A carne de frango é a mais consumida pelo brasileiro, com média anual superior a 40 quilos por habitante/ano. Em terceiro lugar, a carne suína tem consumo médio de 15 quilo por habitante.  “São números que atestam o papel protagonista assumido pelos setores na segurança alimentar do Brasil e do mundo. Uma posição que, agora, lutamos para manter, juntamente com os 4,1 milhões de empregos diretos e indiretos gerados pela avicultura e pela suinocultura do país”, informa.

Mercado árabe

Por iniciativa da Câmara de Comércio Árabe-Brasileira, representantes do Ministério da Agricultura, Pecuária e Abastecimento (Mapa) se reuniram quarta-feira (22), em Brasília, com o Conselho dos Embaixadores Árabes para prestar esclarecimentos sobre a qualidade das carnes produzidas e exportadas pelo País.

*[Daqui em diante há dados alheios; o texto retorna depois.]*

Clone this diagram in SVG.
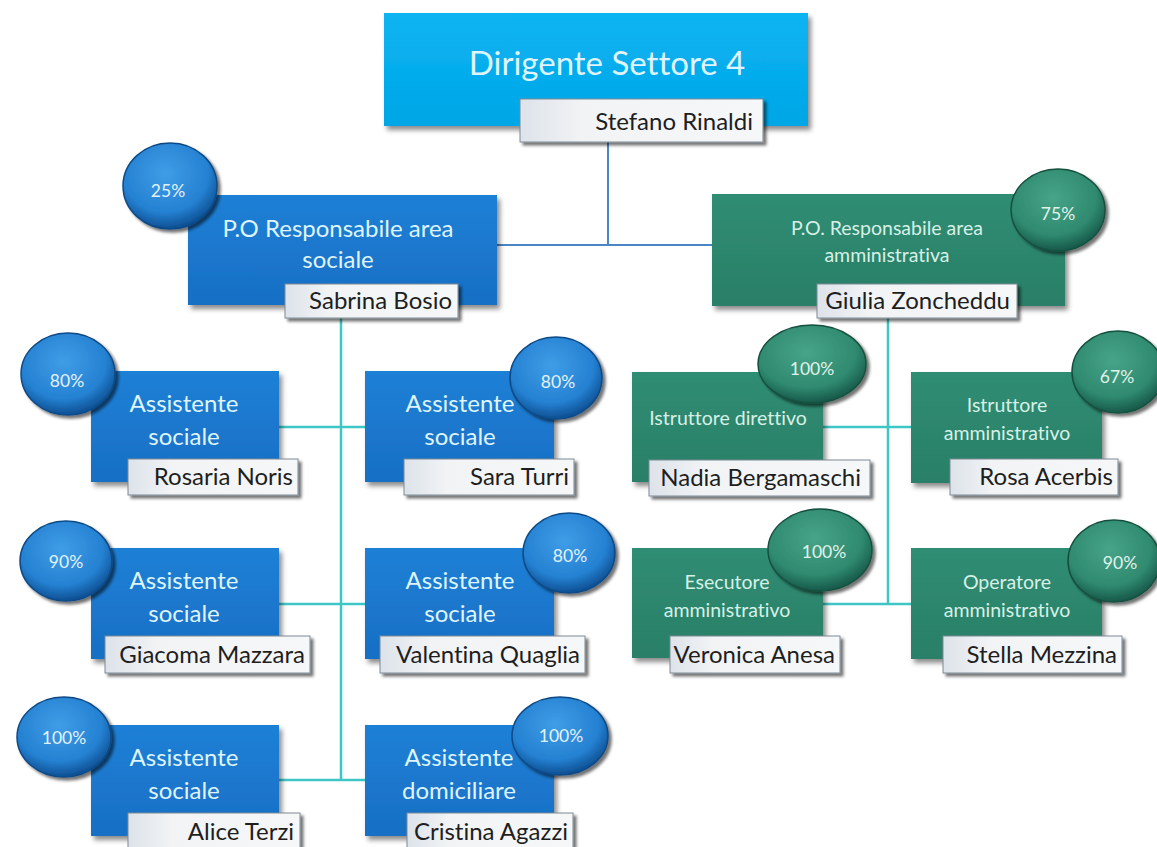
<svg xmlns="http://www.w3.org/2000/svg" width="1157" height="847" viewBox="0 0 1157 847">
<defs>
<filter id="sh" x="-10%" y="-10%" width="130%" height="140%">
<feDropShadow dx="3" dy="4" stdDeviation="2.5" flood-color="#000" flood-opacity="0.45"/>
</filter>
<filter id="shs" x="-10%" y="-10%" width="130%" height="150%">
<feDropShadow dx="3" dy="3" stdDeviation="1.5" flood-color="#000" flood-opacity="0.55"/>
</filter>
<linearGradient id="gTop" x1="0" y1="0" x2="0" y2="1">
<stop offset="0" stop-color="#0cb4f2"/><stop offset="1" stop-color="#00a6e6"/>
</linearGradient>
<linearGradient id="gBlue" x1="0" y1="0" x2="0" y2="1">
<stop offset="0" stop-color="#1f80d6"/><stop offset="1" stop-color="#176fc4"/>
</linearGradient>
<linearGradient id="gGreen" x1="0" y1="0" x2="0" y2="1">
<stop offset="0" stop-color="#2f8d73"/><stop offset="1" stop-color="#2a7f67"/>
</linearGradient>
<linearGradient id="gTag" x1="0" y1="0" x2="1" y2="0">
<stop offset="0" stop-color="#dde3ea"/><stop offset="0.25" stop-color="#f1f3f5"/><stop offset="1" stop-color="#f6f7f8"/>
</linearGradient>
<radialGradient id="cBlue" cx="0.45" cy="0.35" r="0.65">
<stop offset="0" stop-color="#3f9de6"/><stop offset="0.7" stop-color="#2581d2"/><stop offset="1" stop-color="#0d4f92"/>
</radialGradient>
<radialGradient id="cGreen" cx="0.45" cy="0.35" r="0.65">
<stop offset="0" stop-color="#47a488"/><stop offset="0.7" stop-color="#2f8a6f"/><stop offset="1" stop-color="#17584a"/>
</radialGradient>
<style>
.top{fill:url(#gTop);filter:url(#sh)}
.bb{fill:url(#gBlue);filter:url(#sh)}
.gb{fill:url(#gGreen);filter:url(#sh)}
.tag{fill:url(#gTag);stroke:#7f8a94;stroke-width:1;filter:url(#shs)}
.cb{fill:url(#cBlue);stroke:#0f4a86;stroke-width:1.5;filter:url(#shs)}
.cg{fill:url(#cGreen);stroke:#16503f;stroke-width:1.5;filter:url(#shs)}
text{font-family:Lato,"Open Sans","Liberation Sans",sans-serif;font-variant-ligatures:none}
.tt{fill:#dff4fc;font-size:24px;text-anchor:middle}
.tg{fill:#d6f0e6;font-size:19.5px;text-anchor:middle}
.nm{fill:#1e1e1e;font-size:24px;text-anchor:end}
.pc{fill:#e2f2fb;font-size:17.5px;text-anchor:middle}
.pg{fill:#e0f2ea;font-size:17.5px;text-anchor:middle}
.c1{stroke:#4a86c6;stroke-width:2;fill:none}
.c2{stroke:#3ec6c6;stroke-width:2.5;fill:none}
</style>
</defs>
<rect width="1157" height="847" fill="#ffffff"/>

<g id="connectors">
<path class="c1" d="M608 142 V245 M497 245 H712"/>
<path class="c2" d="M341 318 V780 M279 427 H365 M279 604 H365 M279 780 H365"/>
<path class="c2" d="M888 318 V604 M823 427 H911 M823 604 H911"/>
</g>

<g id="dirigente">
<rect class="top" x="384" y="13" width="424" height="113"/>
<text x="607" y="75" fill="#dff4fc" font-size="33" text-anchor="middle">Dirigente Settore 4</text>
<rect class="tag" x="520" y="99" width="243" height="43"/>
<text class="nm" x="753" y="130" font-size="27">Stefano Rinaldi</text>
</g>

<g id="po-sociale">
<rect class="bb" x="188" y="195" width="309" height="110"/>
<text class="tt" x="338" y="237">P.O Responsabile area</text>
<text class="tt" x="338" y="268">sociale</text>
<ellipse class="cb" cx="170" cy="186" rx="47" ry="43"/>
<text class="pc" x="168" y="197">25%</text>
<rect class="tag" x="285" y="284" width="173" height="34"/>
<text class="nm" x="452" y="309">Sabrina Bosio</text>
</g>

<g id="po-amministrativa">
<rect class="gb" x="712" y="194" width="353" height="112"/>
<text class="tg" x="887" y="235">P.O. Responsabile area</text>
<text class="tg" x="887" y="262">amministrativa</text>
<ellipse class="cg" cx="1058" cy="210" rx="47" ry="41"/>
<text class="pg" x="1058" y="220">75%</text>
<rect class="tag" x="817" y="284" width="200" height="34"/>
<text class="nm" x="1010" y="309">Giulia Zoncheddu</text>
</g>

<g id="rosaria">
<rect class="bb" x="91" y="371" width="188" height="111"/>
<text class="tt" x="184" y="412">Assistente</text>
<text class="tt" x="184" y="445">sociale</text>
<ellipse class="cb" cx="68" cy="374" rx="47" ry="41"/>
<text class="pc" x="67" y="387">80%</text>
<rect class="tag" x="128" y="459" width="170" height="36"/>
<text class="nm" x="293" y="485">Rosaria Noris</text>
</g>

<g id="sara">
<rect class="bb" x="365" y="371" width="189" height="111"/>
<text class="tt" x="460" y="412">Assistente</text>
<text class="tt" x="460" y="445">sociale</text>
<ellipse class="cb" cx="556" cy="378" rx="46" ry="41"/>
<text class="pc" x="558" y="388">80%</text>
<rect class="tag" x="404" y="459" width="170" height="36"/>
<text class="nm" x="569" y="485">Sara Turri</text>
</g>

<g id="giacoma">
<rect class="bb" x="91" y="548" width="188" height="111"/>
<text class="tt" x="184" y="589">Assistente</text>
<text class="tt" x="184" y="622">sociale</text>
<ellipse class="cb" cx="66" cy="561" rx="46" ry="40"/>
<text class="pc" x="66" y="568">90%</text>
<rect class="tag" x="105" y="636" width="205" height="37"/>
<text class="nm" x="305" y="663">Giacoma Mazzara</text>
</g>

<g id="valentina">
<rect class="bb" x="365" y="548" width="189" height="111"/>
<text class="tt" x="460" y="589">Assistente</text>
<text class="tt" x="460" y="622">sociale</text>
<ellipse class="cb" cx="569" cy="553" rx="46" ry="40"/>
<text class="pc" x="570" y="562">80%</text>
<rect class="tag" x="380" y="636" width="205" height="37"/>
<text class="nm" x="580" y="663">Valentina Quaglia</text>
</g>

<g id="alice">
<rect class="bb" x="91" y="725" width="188" height="111"/>
<text class="tt" x="184" y="766">Assistente</text>
<text class="tt" x="184" y="799">sociale</text>
<ellipse class="cb" cx="64" cy="737" rx="47" ry="40"/>
<text class="pc" x="64" y="744">100%</text>
<rect class="tag" x="128" y="813" width="172" height="38"/>
<text class="nm" x="294" y="840">Alice Terzi</text>
</g>

<g id="cristina">
<rect class="bb" x="365" y="725" width="189" height="111"/>
<text class="tt" x="459" y="766">Assistente</text>
<text class="tt" x="459" y="799">domiciliare</text>
<ellipse class="cb" cx="560" cy="736" rx="48" ry="39"/>
<text class="pc" x="561" y="742">100%</text>
<rect class="tag" x="407" y="813" width="166" height="38"/>
<text class="nm" x="568" y="840">Cristina Agazzi</text>
</g>

<g id="nadia">
<rect class="gb" x="632" y="372" width="191" height="110"/>
<text class="tg" x="728" y="425">Istruttore direttivo</text>
<ellipse class="cg" cx="812" cy="364" rx="54" ry="39"/>
<text class="pg" x="812" y="375">100%</text>
<rect class="tag" x="649" y="460" width="221" height="36"/>
<text class="nm" x="861" y="486">Nadia Bergamaschi</text>
</g>

<g id="rosa">
<rect class="gb" x="911" y="372" width="191" height="111"/>
<text class="tg" x="1007" y="412">Istruttore</text>
<text class="tg" x="1007" y="440">amministrativo</text>
<ellipse class="cg" cx="1118" cy="372" rx="46" ry="41"/>
<text class="pg" x="1117" y="383">67%</text>
<rect class="tag" x="950" y="459" width="168" height="36"/>
<text class="nm" x="1113" y="485">Rosa Acerbis</text>
</g>

<g id="veronica">
<rect class="gb" x="632" y="548" width="191" height="110"/>
<text class="tg" x="727" y="589">Esecutore</text>
<text class="tg" x="727" y="617">amministrativo</text>
<ellipse class="cg" cx="820" cy="550" rx="52" ry="41"/>
<text class="pg" x="824" y="558">100%</text>
<rect class="tag" x="670" y="636" width="170" height="37"/>
<text class="nm" x="835" y="663">Veronica Anesa</text>
</g>

<g id="stella">
<rect class="gb" x="911" y="548" width="191" height="111"/>
<text class="tg" x="1007" y="589">Operatore</text>
<text class="tg" x="1007" y="617">amministrativo</text>
<ellipse class="cg" cx="1114" cy="561" rx="46" ry="41"/>
<text class="pg" x="1120" y="569">90%</text>
<rect class="tag" x="943" y="636" width="179" height="37"/>
<text class="nm" x="1117" y="663">Stella Mezzina</text>
</g>
</svg>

No encontro, o secretário de Relações Internacionais do Ministério, Odilson Luiz Ribeiro e Silva informou que “até o momento, do ponto de vista da investigação no âmbito do Ministério, não há nenhuma ação que possa indicar riscos na certificação dos alimentos vendidos lá fora ou no mercado interno”. O Mapa distribuiu documento com dados técnicos aos diplomatas e se comprometeu a mantê-los informados sobre os desdobramentos do caso.

“A maior parte do Conselho participou da reunião e as explicações foram satisfatórias”, disse o decano do conselho e embaixador da Palestina, Ibrahim Alzeben. Além dele, participaram do encontro diplomatas da Arábia Saudita, Argélia, Egito, Mauritânia, Iraque, Marrocos, Kuwait, Omã, Líbano, Sudão e Líbia. “Houve debate e perguntas, e o secretário distribuiu um documento confirmando que não existe nenhum risco sanitário nos alimentos”, afirmou Alzeben. 

A abertura de um canal de diálogo entre o Mapa e os embaixadores árabes foi vista como muito positiva pelos participantes. “Promover esta integração faz parte da missão da Câmara Árabe”, disse o presidente da Câmara Árabe, Rubens Hannun.